▶ _What the exercise asks_
Quote exactly the lines from the line containing "Reproduce this chart with matplotlib." to the line containing "yticks = [0.0, 0.2, 0.4, 0.6, 0.8, 1.0, 1.2]", both lines included, please, and nothing more.

▶ _Material for this task_
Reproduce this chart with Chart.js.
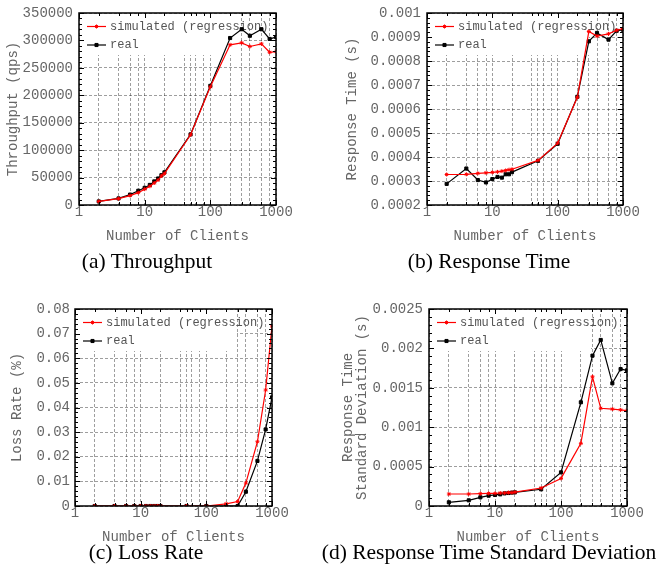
==
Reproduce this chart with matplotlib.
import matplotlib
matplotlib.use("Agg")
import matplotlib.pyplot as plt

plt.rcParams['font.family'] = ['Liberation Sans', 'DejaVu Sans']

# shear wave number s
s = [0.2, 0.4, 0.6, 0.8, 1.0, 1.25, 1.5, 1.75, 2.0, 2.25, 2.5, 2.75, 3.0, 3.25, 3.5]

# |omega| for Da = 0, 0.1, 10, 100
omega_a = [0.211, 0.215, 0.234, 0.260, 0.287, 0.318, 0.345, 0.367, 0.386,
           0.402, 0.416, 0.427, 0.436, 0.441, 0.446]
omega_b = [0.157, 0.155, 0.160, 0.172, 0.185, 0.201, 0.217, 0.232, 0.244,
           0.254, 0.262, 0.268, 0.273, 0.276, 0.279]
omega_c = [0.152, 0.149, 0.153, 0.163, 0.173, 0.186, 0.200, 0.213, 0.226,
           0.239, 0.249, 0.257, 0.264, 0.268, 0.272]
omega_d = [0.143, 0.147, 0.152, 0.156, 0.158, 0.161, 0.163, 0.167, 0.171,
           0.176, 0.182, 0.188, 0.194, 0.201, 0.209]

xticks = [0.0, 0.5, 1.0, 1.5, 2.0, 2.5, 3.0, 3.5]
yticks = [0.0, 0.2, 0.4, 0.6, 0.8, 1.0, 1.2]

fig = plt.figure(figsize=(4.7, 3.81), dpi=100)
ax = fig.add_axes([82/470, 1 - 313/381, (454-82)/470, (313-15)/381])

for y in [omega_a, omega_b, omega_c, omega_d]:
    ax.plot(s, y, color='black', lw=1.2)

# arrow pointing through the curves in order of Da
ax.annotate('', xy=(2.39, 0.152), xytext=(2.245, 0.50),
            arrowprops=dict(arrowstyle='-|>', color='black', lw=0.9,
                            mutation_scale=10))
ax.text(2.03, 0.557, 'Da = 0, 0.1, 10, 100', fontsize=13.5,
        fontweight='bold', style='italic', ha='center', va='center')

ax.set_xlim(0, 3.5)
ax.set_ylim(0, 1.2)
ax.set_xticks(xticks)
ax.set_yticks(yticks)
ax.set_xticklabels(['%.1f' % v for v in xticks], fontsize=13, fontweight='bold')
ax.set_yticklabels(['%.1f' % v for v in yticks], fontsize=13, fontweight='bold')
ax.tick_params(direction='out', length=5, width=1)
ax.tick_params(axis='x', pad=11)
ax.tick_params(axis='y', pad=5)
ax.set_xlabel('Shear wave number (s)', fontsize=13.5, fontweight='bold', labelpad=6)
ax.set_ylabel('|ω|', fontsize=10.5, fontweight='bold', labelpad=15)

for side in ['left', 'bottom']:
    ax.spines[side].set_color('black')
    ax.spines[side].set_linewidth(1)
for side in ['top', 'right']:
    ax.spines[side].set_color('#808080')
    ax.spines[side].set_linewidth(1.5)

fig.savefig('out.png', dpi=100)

▶ _Finished exercise_
Reproduce this chart with matplotlib.
import matplotlib
matplotlib.use("Agg")
import matplotlib.pyplot as plt

plt.rcParams['font.family'] = ['Liberation Sans', 'DejaVu Sans']

# shear wave number s
s = [0.2, 0.4, 0.6, 0.8, 1.0, 1.25, 1.5, 1.75, 2.0, 2.25, 2.5, 2.75, 3.0, 3.25, 3.5]

# |omega| for Da = 0, 0.1, 10, 100
omega_a = [0.211, 0.215, 0.234, 0.260, 0.287, 0.318, 0.345, 0.367, 0.386,
           0.402, 0.416, 0.427, 0.436, 0.441, 0.446]
omega_b = [0.157, 0.155, 0.160, 0.172, 0.185, 0.201, 0.217, 0.232, 0.244,
           0.254, 0.262, 0.268, 0.273, 0.276, 0.279]
omega_c = [0.152, 0.149, 0.153, 0.163, 0.173, 0.186, 0.200, 0.213, 0.226,
           0.239, 0.249, 0.257, 0.264, 0.268, 0.272]
omega_d = [0.143, 0.147, 0.152, 0.156, 0.158, 0.161, 0.163, 0.167, 0.171,
           0.176, 0.182, 0.188, 0.194, 0.201, 0.209]

xticks = [0.0, 0.5, 1.0, 1.5, 2.0, 2.5, 3.0, 3.5]
yticks = [0.0, 0.2, 0.4, 0.6, 0.8, 1.0, 1.2]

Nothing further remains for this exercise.